The monetary operations of the Bangko Sentral ng Pilipinas (BSP) absorbed P2.047 trillion of financial system liquidity as of the end of the fourth quarter 2024.
The BSP mops up excess liquidity to control inflation and improve its management.
Its liquidity facilities include the term instruments such as the BSP securities facility or the BSP bills, and the term deposit facility (TDF). Both facilities accounted for a combined 63.6 percent of the total or P1.301 trillion of liquidity absorbed.
Out of the 63.6 percent, the securities facility took the bulk of financial system funds with 45.1 percent or P586.75 billion while the TDF mopped up 18.6 percent or P241.98 billion.
The BSP said in a report that the TDF and BSB bills’ interest rates have declined since the cumulative 50 basis points (bps) reductions in the policy rate in August and October 2024. At the end of last year, the BSP cut the policy rates by a combined 75 bps to 5.75 percent.
Meanwhile, the overnight reverse repurchase or RRP facility absorbed 28.5 percent of the total or P583.39 billion while the overnight deposit facility had 7.9 percent or P161.71 billion.
The BSP essentially removes money from banks to park these excess money with the BSP to earn fixed interest rates. The main objective is to control and manage inflation that the BSP is targeting will settle between two percent to four percent until 2028. In 2024, inflation averaged at 3.2 percent.
To improve its monetary operations, the BSP completed the phased implementation of the RRP reforms in September 2023 in line with the plan for an eventual shift to a variable-rate RRP auction format.
Phase 1 of the reform involved the change in the timing of the daily RRP operations to a morning schedule starting on May 29, 2023. Phase 2 was the shift from a fixed-volume to a full-allotment auction format for the RRP facility which took effect on July 14, 2023. Phase 3 saw a another shift from a fixed-rate to a variable-rate RRP auction format with predetermined offer volume by Sept. 8, 2023.
The BSP’s primary monetary policy instrument is the interest rate on its RRP facility.
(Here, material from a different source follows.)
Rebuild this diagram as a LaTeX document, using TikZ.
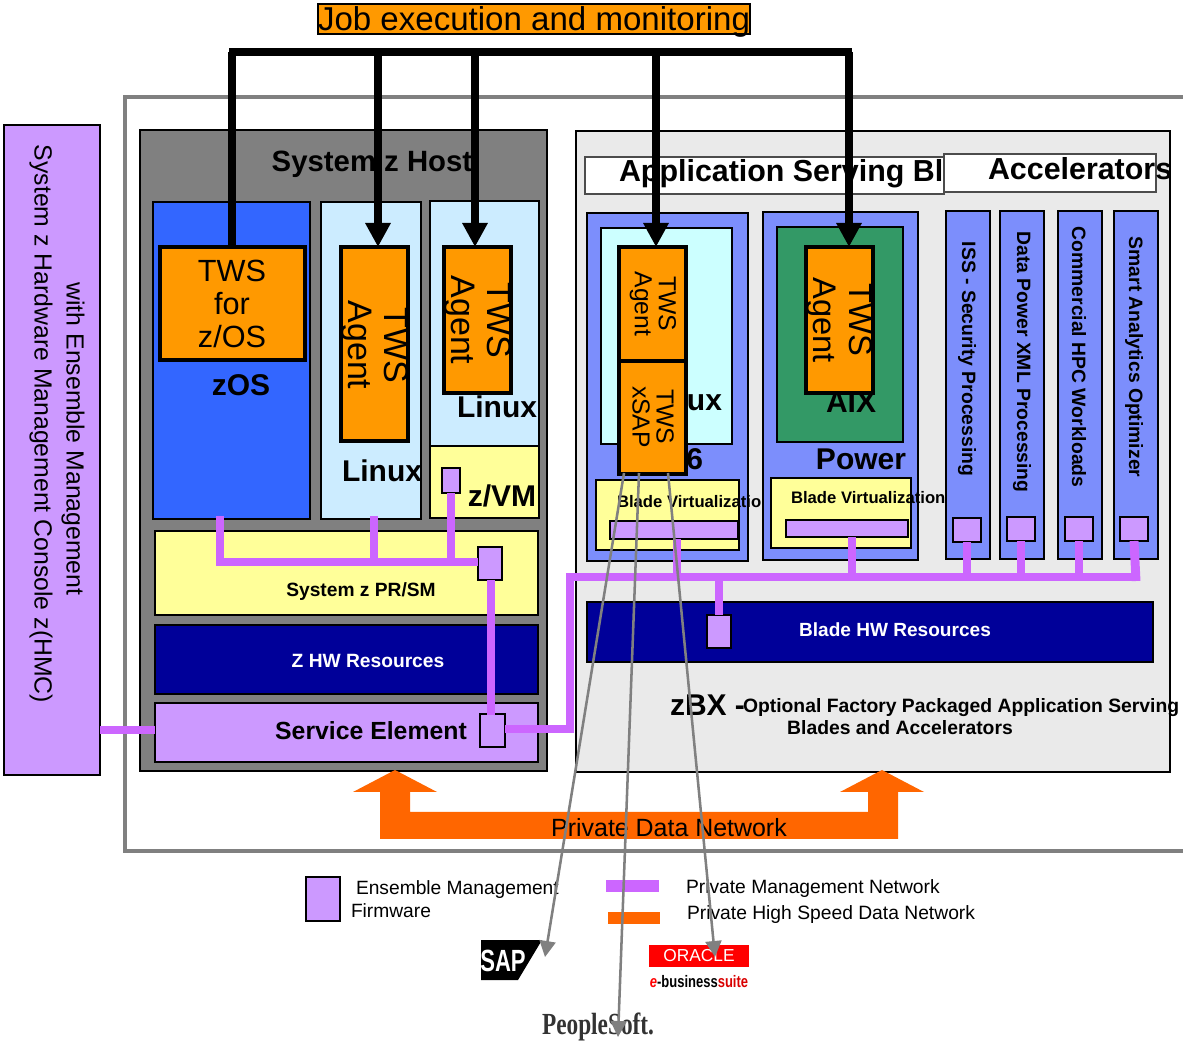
\documentclass[tikz,border=0pt]{standalone}
\usepackage{fontspec}
\setmainfont{Liberation Sans}
\newfontfamily\serifface{Liberation Serif}
\usetikzlibrary{arrows.meta}
\definecolor{ibmorange}{HTML}{FF9900}
\definecolor{netorange}{HTML}{FF6600}
\definecolor{lilac}{HTML}{CC99FF}
\definecolor{mgmt}{HTML}{CC66FF}
\definecolor{paleyellow}{HTML}{FFFF99}
\definecolor{paleblue}{HTML}{CCECFF}
\definecolor{palecyan}{HTML}{CCFFFF}
\definecolor{zosblue}{HTML}{3366FF}
\definecolor{bladeblue}{HTML}{7C8EFC}
\definecolor{navyhw}{HTML}{000099}
\definecolor{aixgreen}{HTML}{339966}
\definecolor{hostgrey}{HTML}{808080}
\definecolor{zbxgrey}{HTML}{EAEAEA}
\tikzset{
  base/.style={inner sep=0pt,outer sep=0pt,anchor=center,draw=black,line width=1.2pt},
  hmcbox/.style={base,fill=lilac},
  hostbox/.style={base,fill=hostgrey},
  zbxbox/.style={base,fill=zbxgrey},
  yellowbox/.style={base,fill=paleyellow},
  lightbox/.style={base,fill=paleblue},
  cyanbox/.style={base,fill=palecyan},
  zosbox/.style={base,fill=zosblue},
  bluebox/.style={base,fill=bladeblue},
  hwbox/.style={base,fill=navyhw},
  greenbox/.style={base,fill=aixgreen},
  titlebox/.style={base,draw=black!70,fill=white,line width=1.2pt},
  twsbox/.style={base,fill=ibmorange,line width=3pt},
  fwbox/.style={base,fill=lilac,line width=1.6pt},
  lbl/.style={inner sep=0pt,outer sep=0pt,align=center},
  vlbl/.style={lbl,rotate=-90},
  mgmtline/.style={draw=mgmt,line width=6.7pt},
  jobline/.style={draw=black,line width=5.6pt},
  jobarrow/.style={jobline,-{Triangle[length=18pt,width=18pt]}},
  greyarrow/.style={draw=hostgrey,line width=1.9pt,-{Triangle[length=12pt,width=12pt]}},
}
\newcommand{\bx}[6]{%
  \pgfmathsetmacro\cxv{(#2+#4)/2}\pgfmathsetmacro\cyv{(#3+#5)/2}%
  \pgfmathsetmacro\bwv{(#4-#2)*.75}\pgfmathsetmacro\bhv{(#5-#3)*.75}%
  \node[#6,minimum width=\bwv pt,minimum height=\bhv pt] (#1) at (\cxv,\cyv) {};}
\begin{document}
\begin{tikzpicture}[x=.75pt,y=-.75pt]
\useasboundingbox (0,0) rectangle (1183,1044);
% outer frame
\bx{outer}{125}{97}{1190}{851}{base,draw=hostgrey,fill=white,line width=3pt}
\bx{hmc}{4}{125}{100}{775}{hmcbox}
\node[vlbl,font=\fontsize{18.6pt}{24pt}\selectfont] (hmctext) at (41,424) {System z Hardware Management Console z(HMC)};
\node[vlbl,font=\fontsize{18.6pt}{24pt}\selectfont] (hmctext2) at (73,439) {with Ensemble Management};
% host
\bx{host}{140}{130}{547}{771}{hostbox}
\node[lbl,font=\bfseries\fontsize{22pt}{26pt}\selectfont] (hostlbl) at (372,164) {System z Host};
\bx{zos}{153}{202}{310}{519}{zosbox}
\bx{lin1}{321}{202}{421}{519}{lightbox}
\bx{lin2}{430}{201}{539}{446}{lightbox}
\bx{zvm}{430}{446}{539}{518}{yellowbox}
\node[lbl,font=\bfseries\fontsize{22.5pt}{26pt}\selectfont] (zoslbl) at (241,385) {zOS};
\node[lbl,font=\bfseries\fontsize{22.5pt}{26pt}\selectfont] (lin1lbl) at (382,471) {Linux};
\node[lbl,font=\bfseries\fontsize{22.5pt}{26pt}\selectfont] (lin2lbl) at (497,407) {Linux};
\node[lbl,font=\bfseries\fontsize{22.5pt}{26pt}\selectfont] (zvmlbl) at (502,496) {z/VM};
\bx{prsm}{155}{531}{538}{615}{yellowbox}
\node[lbl,font=\bfseries\fontsize{14.4pt}{16pt}\selectfont] (prsmlbl) at (361,592) {System z PR/SM};
\bx{zhw}{155}{625}{538}{694}{hwbox}
\node[lbl,text=white,font=\bfseries\fontsize{14.4pt}{16pt}\selectfont] (zhwlbl) at (368,660.5) {Z HW Resources};
\bx{se}{155}{703}{538}{762}{hmcbox}
\node[lbl,font=\bfseries\fontsize{18.6pt}{22pt}\selectfont] (selbl) at (371,731) {Service Element};
% zBX
\bx{zbx}{576}{131}{1170}{772}{zbxbox}
\bx{asbt}{585}{157}{944}{194}{titlebox}
\node[lbl,anchor=west,font=\bfseries\fontsize{22.8pt}{26pt}\selectfont] (asblbl) at (619,174) {Application Serving Bl};
\bx{accel}{944}{154}{1156}{192}{titlebox}
\node[lbl,anchor=west,font=\bfseries\fontsize{22.8pt}{26pt}\selectfont] (accellbl) at (988,168.5) {Accelerators};
% x86 blade
\bx{xblade}{587}{213}{748}{561}{bluebox}
\bx{xlinux}{601}{228}{732}{444}{cyanbox}
\node[lbl,anchor=east,font=\bfseries\fontsize{22.5pt}{26pt}\selectfont] (uxlbl) at (722,403) {ux};
\node[lbl,anchor=east,font=\bfseries\fontsize{22.5pt}{26pt}\selectfont] (sixlbl) at (703,459) {6};
\bx{xvirt}{596}{480}{739}{550}{yellowbox}
\node[lbl,anchor=west,font=\bfseries\fontsize{12.5pt}{15pt}\selectfont] (xvlbl) at (617,502) {Blade Virtualization};
\bx{xbar}{610}{521}{738}{539}{fwbox}
% power blade
\bx{pblade}{763}{212}{918}{560}{bluebox}
\bx{aix}{777}{227}{903}{442}{greenbox}
\node[lbl,font=\bfseries\fontsize{22.5pt}{26pt}\selectfont] (aixlbl) at (851,402) {AIX};
\node[lbl,font=\bfseries\fontsize{22.5pt}{26pt}\selectfont] (powerlbl) at (861,459) {Power};
\bx{pvirt}{771}{478}{911}{548}{yellowbox}
\node[lbl,anchor=west,font=\bfseries\fontsize{12.5pt}{15pt}\selectfont] (pvlbl) at (791,497.5) {Blade Virtualization};
\bx{pbar}{786}{520}{908}{537}{fwbox}
% accelerators
\bx{ac1}{946}{211}{990}{559}{bluebox}
\bx{ac2}{1000}{211}{1044}{559}{bluebox}
\bx{ac3}{1058}{211}{1102}{559}{bluebox}
\bx{ac4}{1114}{211}{1158}{559}{bluebox}
\node[vlbl,font=\bfseries\fontsize{14.5pt}{15pt}\selectfont] (ac1lbl) at (967,359) {ISS - Security Processing};
\node[vlbl,font=\bfseries\fontsize{14.5pt}{15pt}\selectfont] (ac2lbl) at (1022,362) {Data Power XML Processing};
\node[vlbl,font=\bfseries\fontsize{14.5pt}{15pt}\selectfont] (ac3lbl) at (1079,357) {Commercial HPC Workloads};
\node[vlbl,font=\bfseries\fontsize{14.5pt}{15pt}\selectfont] (ac4lbl) at (1134,357) {Smart Analytics Optimizer};
% blade hw
\bx{bhw}{587}{602}{1153}{662}{hwbox}
\node[lbl,text=white,font=\bfseries\fontsize{14.3pt}{16pt}\selectfont] (bhwlbl) at (895,630) {Blade HW Resources};
\node[lbl,anchor=west,font=\bfseries\fontsize{22.5pt}{26pt}\selectfont] (zbxlbl) at (670,705) {zBX -};
\node[lbl,anchor=west,font=\bfseries\fontsize{14.5pt}{17pt}\selectfont] (zbxopt) at (743,708) {Optional Factory Packaged Application Serving};
\node[lbl,font=\bfseries\fontsize{14.5pt}{17pt}\selectfont] (zbxopt2) at (900,728) {Blades and Accelerators};
% management network
\coordinate (busL) at (570,577);
\coordinate (busR) at (1140,577);
\coordinate (seJ) at (570,729);
\coordinate (hA) at (220,562);
\coordinate (hB) at (374,562);
\coordinate (hC) at (451,562);
\coordinate (zosT) at (220,516);
\coordinate (linT) at (374,516);
\bx{fwzvm}{442}{468}{460}{493}{fwbox}
\bx{fwpr}{478}{547}{502}{580}{fwbox}
\bx{fwse}{480}{714}{505}{747}{fwbox}
\bx{fwbhw}{707}{615}{731}{648}{fwbox}
\bx{fwa1}{953}{518}{981}{542}{fwbox}
\bx{fwa2}{1007}{517}{1035}{541}{fwbox}
\bx{fwa3}{1065}{517}{1093}{541}{fwbox}
\bx{fwa4}{1120}{517}{1148}{541}{fwbox}
\draw[mgmtline] (zosT) -- (hA);
\draw[mgmtline] (216,562) -- (fwpr.west |- hA);
\draw[mgmtline] (linT) -- (hB);
\draw[mgmtline] (fwzvm.south) -- (hC);
\draw[mgmtline] (491,580) -- (491,715);
\draw[mgmtline] (fwse.east |- seJ) -- (seJ) -- (busL);
\draw[mgmtline] (566,577) -- (busR);
\draw[mgmtline] (hmc.east |- 0,730) -- (se.west |- 0,730);
\draw[mgmtline] (677,539) -- (677,577);
\draw[mgmtline] (852,537) -- (852,577);
\draw[mgmtline] (719,577) -- (fwbhw.north);
\draw[mgmtline] (fwa1.south) -- (fwa1.south |- busL);
\draw[mgmtline] (fwa2.south) -- (fwa2.south |- busL);
\draw[mgmtline] (fwa3.south) -- (fwa3.south |- busL);
\draw[mgmtline] (fwa4.south) -- (1136,581);
% private data network
\path[fill=netorange,draw=none] (380,839) -- (380,792) -- (353,792) -- (395,770) -- (437,792) -- (410,792) -- (410,812) -- (868,812) -- (868,792) -- (840,792) -- (882,770) -- (924,792) -- (898,792) -- (898,839) -- cycle;
\node[lbl,font=\fontsize{18.7pt}{22pt}\selectfont] (pdnlbl) at (669,828) {Private Data Network};
% TWS boxes
\bx{twszos}{160}{247}{305}{360}{twsbox}
\node[lbl,font=\fontsize{23pt}{24.8pt}\selectfont] (twszoslbl) at (232,304) {TWS\\for\\z/OS};
\bx{twsa}{341}{247}{408}{441}{twsbox}
\node[vlbl,font=\fontsize{25.5pt}{27pt}\selectfont] (twsalbl) at (375,345) {TWS\\Agent};
\bx{twsb}{444}{247}{511}{393}{twsbox}
\node[vlbl,font=\fontsize{25.5pt}{27pt}\selectfont] (twsblbl) at (478,320) {TWS\\Agent};
\bx{twsc}{619}{247}{686}{361}{twsbox}
\node[vlbl,font=\fontsize{18.5pt}{18pt}\selectfont] (twsclbl) at (653,304) {TWS\\Agent};
\bx{twsd}{619}{361}{686}{474}{twsbox}
\node[vlbl,font=\fontsize{18.5pt}{18pt}\selectfont] (twsdlbl) at (653,417) {TWS\\xSAP};
\bx{twse}{806}{247}{873}{393}{twsbox}
\node[vlbl,font=\fontsize{24.5pt}{27pt}\selectfont] (twselbl) at (840,320) {TWS\\Agent};
% job execution
\bx{job}{318}{4}{750}{34}{base,fill=ibmorange}
\node[lbl,font=\fontsize{24.8pt}{26pt}\selectfont] (joblbl) at (534,22) {Job execution and monitoring};
\coordinate (j1) at (232,52);
\coordinate (j2) at (378,52);
\coordinate (j3) at (475,52);
\coordinate (j4) at (656,52);
\coordinate (j5) at (849,52);
\draw[jobline] ([xshift=-2pt]j1) -- ([xshift=2pt]j5);
\draw[jobline] (j1) -- (j1 |- twszos.north);
\draw[jobarrow] (j2) -- (j2 |- twsa.north);
\draw[jobarrow] (j3) -- (j3 |- twsb.north);
\draw[jobarrow] (j4) -- (j4 |- twsc.north);
\draw[jobarrow] (j5) -- (j5 |- twse.north);
% legend
\bx{legfw}{306}{877}{340}{921}{fwbox}
\node[lbl,anchor=west,font=\fontsize{14.4pt}{16pt}\selectfont] (leg1) at (356,890) {Ensemble Management};
\node[lbl,anchor=west,font=\fontsize{14.4pt}{16pt}\selectfont] (leg2) at (351,911) {Firmware};
\coordinate (lm1) at (606,886);
\coordinate (lm2) at (659,886);
\coordinate (lo1) at (608,918);
\coordinate (lo2) at (660,918);
\draw[draw=mgmt,line width=8.5pt] (lm1) -- (lm2);
\draw[draw=netorange,line width=8.5pt] (lo1) -- (lo2);
\node[lbl,anchor=west,font=\fontsize{14.45pt}{16pt}\selectfont] (leg3) at (686,889) {Private Management Network};
\node[lbl,anchor=west,font=\fontsize{14.45pt}{16pt}\selectfont] (leg4) at (687,915) {Private High Speed Data Network};
% logos
\path[fill=black] (481,940) -- (542,940) -- (518,980) -- (481,980) -- cycle;
\node[lbl,text=white,font=\bfseries\fontsize{23pt}{24pt}\selectfont] (sap) at (503,961) {\scalebox{.72}[1]{SAP}};
\bx{oraclered}{649}{945}{749}{967}{base,draw=none,fill=red}
\node[lbl,text=white,font=\fontsize{13pt}{15pt}\selectfont] (oracle) at (699,956) {ORACLE};
\node[lbl,font=\bfseries\fontsize{12.5pt}{15pt}\selectfont] (ebs) at (699,982) {\scalebox{.78}[1]{\textcolor{red}{\textit{e}}-business\textcolor{red!85!black}{suite}}};
\node[lbl,text=black!80,font=\serifface\bfseries\fontsize{23pt}{25pt}\selectfont] (ps) at (598,1027) {\scalebox{.76}[1]{PeopleSoft.}};
% application links
\coordinate (s1) at (624,473);
\coordinate (s2) at (639,473);
\coordinate (s3) at (668,473);
\coordinate (sapT) at (545,957);
\coordinate (psT) at (618,1037);
\coordinate (oraT) at (715,957);
\draw[greyarrow] (s1) -- (sapT);
\draw[greyarrow] (s2) -- (psT);
\draw[greyarrow] (s3) -- (oraT);
\end{tikzpicture}
\end{document}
Through the RRP, the BSP borrows money from banks using government securities as collateral.
Earlier this month, the BSP amended trust entities’ access to its BSP bills facility to include investment management accounts not just unit investment trust funds to absorb more liquidity from the financial system. They may purchase securities in the secondary market since BSP bills are available for trading at the Philippine Dealing and Exchange Corp.
The BSP securities’ facility are open to all universal and commercial banks, thrift banks, digital banks, quasi-banks and trust entities.
The BSP restored its authority to sell its own bonds or securities after its charter was amended in 2019. Basically, the central bank auctions BSP bills to reduce money supply. It first introduced the securities facility in September 2020.